Der Entstörer - wo ist die Grenze zwischen kritischem Bewusstsein und Querdenken?
Neuss (kle) Zweifelsohne hat es Verschwörungstheorien und ihre Verfechter schon immer gegeben. Nur waren sie gesellschaftlich selten so präsent und spürbar, wie in den letzten drei Jahren seit Beginn der Corona-Krise. Nicht nur die Statements von Politikern, Journalisten oder Geistlichen haben sich in dieser Zeit zu diesem Thema massen-medial die „Klinke in die Hand gegeben“. Auch Wissenschaftler jedweder Couleur – Psychologen, Philosophen oder Soziologen – äußerten sich verstärkt zu diesem Phänomen. Einer der letztgenannten Gruppe, Soziologe Prof. Dr. Heiko Beyer von der Universität Düsseldorf, unterstützte das Rheinische Landestheater mit seinem Fachwissen bei den Proben zu dem Klassenzimmer-Monolog „Der Entstörer“ von Autorin Ursula Kohlert und betont, dass schon ein persönlicher Schicksalsschlag dazu führen könne, in die Welt der Verschwörungstheorien hineinzugeraten.
Die gebürtige Düsseldorferin und derzeitige Wahl-Berlinerin Kohlert schrieb das Stück zu Beginn der Krise. Nun feiert es am kommenden Samstag, den 4. März, Premiere im RLT. Konzipiert, so Regisseurin Frances van Boeckel und Dramaturg Olivier Garofalo vom Neusser Landestheater, sei das Schauspiel speziell für junge Menschen ab 13 Jahren. Vor allem, weil die von Kohlert verwendete Alltagssprache die Jugendlichen auf leichte Art und Weise „mit ins Boot“ hole, ja, sie für die Kern-Problematik des Stückes sensibilisiere.

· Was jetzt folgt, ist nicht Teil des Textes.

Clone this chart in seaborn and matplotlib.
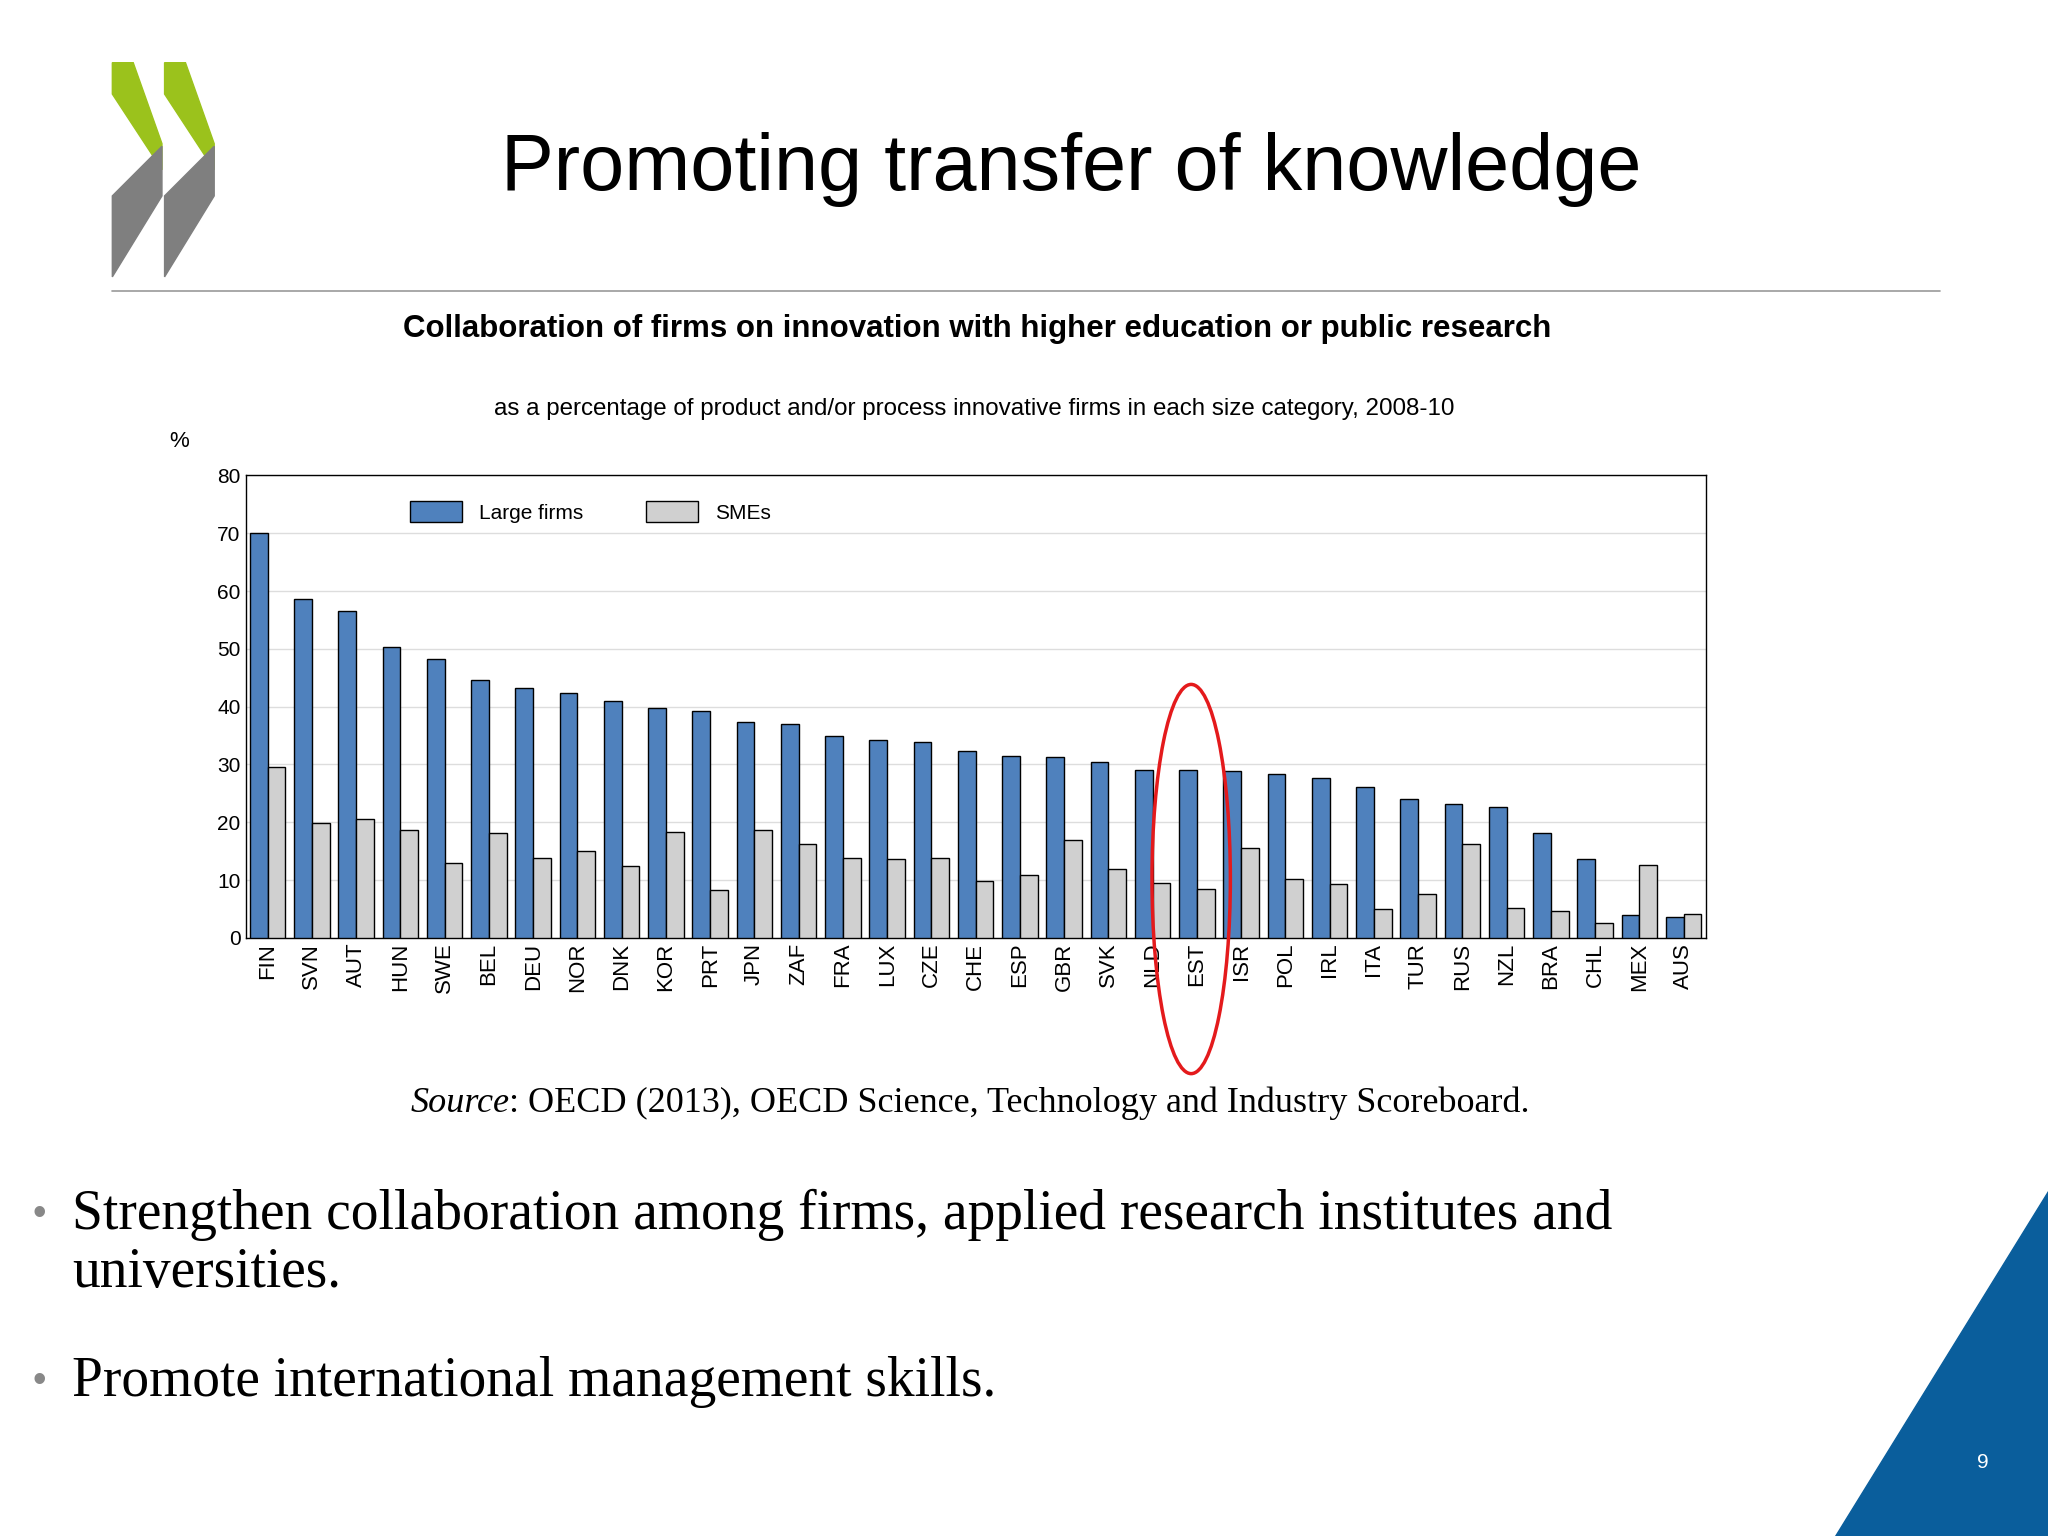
import numpy as np
import pandas as pd
import seaborn as sns
import matplotlib.pyplot as plt
from matplotlib.patches import Polygon, Ellipse
from matplotlib.lines import Line2D

# data
countries = ['FIN','SVN','AUT','HUN','SWE','BEL','DEU','NOR','DNK','KOR','PRT','JPN','ZAF',
             'FRA','LUX','CZE','CHE','ESP','GBR','SVK','NLD','EST','ISR','POL','IRL','ITA',
             'TUR','RUS','NZL','BRA','CHL','MEX','AUS']
large = [70.0,58.7,56.5,50.3,48.2,44.6,43.3,42.3,40.9,39.8,39.2,37.3,37.0,
         34.9,34.3,33.8,32.4,31.4,31.3,30.4,29.0,29.0,28.8,28.4,27.6,26.1,
         24.1,23.2,22.6,18.1,13.6,4.0,3.6]
smes = [29.5,19.8,20.5,18.7,13.0,18.2,13.8,15.1,12.4,18.3,8.3,18.7,16.2,
        13.8,13.6,13.8,9.9,10.9,16.9,11.9,9.5,8.4,15.6,10.1,9.3,5.0,
        7.6,16.2,5.1,4.7,2.6,12.6,4.1]
series = ['Large firms', 'SMEs']

df = pd.DataFrame({'country': countries * 2,
                   'value': large + smes,
                   'series': [series[0]] * len(countries) + [series[1]] * len(countries)})

sns.set_style('white')
plt.rcParams['font.family'] = ['Liberation Sans', 'DejaVu Sans']
plt.rcParams['text.color'] = 'black'

W, H = 1568, 1176
def fx(x): return x / W
def fy(y): return 1 - y / H

fig = plt.figure(figsize=(20.48, 15.36), dpi=100)
fig.patch.set_facecolor('white')

ax = fig.add_axes([fx(188), fy(718), fx(1306) - fx(188), fy(364) - fy(718)])
sns.barplot(data=df, x='country', y='value', hue='series', ax=ax,
            palette=['#4F81BD', '#D0D0D0'], edgecolor='black', linewidth=1,
            width=0.8, gap=0, saturation=1, zorder=3)
ax.set_ylim(0, 80)
ax.set_xlim(-0.5, len(countries) - 0.5)
ax.set_yticks(range(0, 81, 10))
ax.yaxis.grid(True, color='#DDDDDD', linewidth=1, zorder=0)
ax.set_xlabel('')
ax.set_ylabel('')
ax.tick_params(axis='x', rotation=90, labelsize=16, length=0, labelcolor='black')
ax.tick_params(axis='y', labelsize=15, length=0, labelcolor='black')
for s in ax.spines.values():
    s.set_color('black')
    s.set_linewidth(1)
leg = ax.legend(loc='upper left', bbox_to_anchor=(0.1, 0.985), ncol=2, frameon=False,
                fontsize=15, handlelength=2.5, handleheight=1.2, columnspacing=3)

# titles and text
fig.text(fx(820), fy(130), 'Promoting transfer of knowledge', ha='center', va='center', fontsize=57)
fig.add_artist(Line2D([fx(86), fx(1485)], [fy(223), fy(223)], color='#999999', linewidth=1.2))
fig.text(fx(748), fy(252), 'Collaboration of firms on innovation with higher education or public research',
         ha='center', va='center', fontsize=22.5, fontweight='bold')
fig.text(fx(746), fy(313), 'as a percentage of product and/or process innovative firms in each size category, 2008-10',
         ha='center', va='center', fontsize=17.4)
fig.text(fx(137), fy(338), '%', ha='center', va='center', fontsize=16)

src = fig.text(fx(314), fy(845), 'Source', ha='left', va='center', fontsize=26,
               family='Liberation Serif', style='italic')
fig.canvas.draw()
bb = src.get_window_extent().transformed(fig.transFigure.inverted())
fig.text(bb.x1, fy(845), ': OECD (2013), OECD Science, Technology and Industry Scoreboard.',
         ha='left', va='center', fontsize=26, family='Liberation Serif')

for y, t in [(930, 'Strengthen collaboration among firms, applied research institutes and'),
             (975, 'universities.'), (1058, 'Promote international management skills.')]:
    fig.text(fx(55), fy(y), t, ha='left', va='center', fontsize=40, family='Liberation Serif')
for y in [930, 1058]:
    fig.text(fx(30), fy(y), '•', ha='center', va='center', fontsize=28, color='#888888')

# red ellipse around EST
fig.add_artist(Ellipse((fx(912), fy(673)), fx(60), 298 / H, fill=False,
                       edgecolor='#E41A1C', linewidth=2.5, transform=fig.transFigure))

# logo
for dx in [0, 40]:
    g = [(86 + dx, 48), (102 + dx, 48), (124 + dx, 110), (124 + dx, 130), (86 + dx, 72)]
    k = [(86 + dx, 150), (124 + dx, 112), (124 + dx, 150), (86 + dx, 212)]
    fig.add_artist(Polygon([(fx(a), fy(b)) for a, b in g], closed=True, color='#9BC21C',
                           transform=fig.transFigure))
    fig.add_artist(Polygon([(fx(a), fy(b)) for a, b in k], closed=True, color='#7F7F7F',
                           transform=fig.transFigure))

# corner triangle and page number
fig.add_artist(Polygon([(fx(1405), 0), (1, 0), (1, fy(912))], closed=True, color='#0A5E9C',
                       transform=fig.transFigure))
fig.text(fx(1518), fy(1120), '9', ha='center', va='center', fontsize=15, color='white')

fig.savefig('out.png', dpi=100)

Und die lautet: Wo ist die Grenze zwischen kritischem Bewusstsein und Querdenken? „Wir alle haben ein hohes Interesse an einer aufgeklärten und kritisch-reflektierten Jugend“, erwähnt Garofalo. Aber die Konturen zwischen gesunder und vernunft-geleiteter Kritik einerseits und verschwörungs-mythologischen Thesen andererseits werden in Zeiten globaler Vernetzung zusehends undeutlicher und deren Inhalte vermischen sich immer stärker miteinander. Das Ergebnis: grotesk. Jonas, der Protagonist der Inszenierung und in den kommenden Wochen gespielt von Anton Löwe, fühlt sich verfolgt, weil er die Wahrheit über 5G, Bill Gates, Impfungen und Aliens kenne und sie allen erzählen, die „Schlaf-Schafe“ alle aufwecken will.
Löwe jedenfalls, der sei hochmotiviert und: ein hemmungsloser Draufgänger unter den Schauspielern, erzählt van Boeckel noch ein bisschen aus dem Probe-Nähkästchen. „Zweimal hat er sich bei den Proben schon verletzt“, verrät sie. Einmal mit der Gürtelschnalle. Ein anderes Mal habe er sich seinen Daumen verstaucht. Aber klar ist: Die Herausforderung für den in Finnland geborenen Löwe ist es, die persönliche Distanz zum Thema der Verschwörungstheorien aufzugeben. Nur so, davon ist Boeckel überzeugt, könne er der Figur des Jonas gerecht werden. Niemand allerdings aus dem Team verlöre dabei die enorme Verantwortung, die nun mal mit diesem gesellschafts-relevanten Thema einherginge, aus den Augen, ergänzt Garofalo.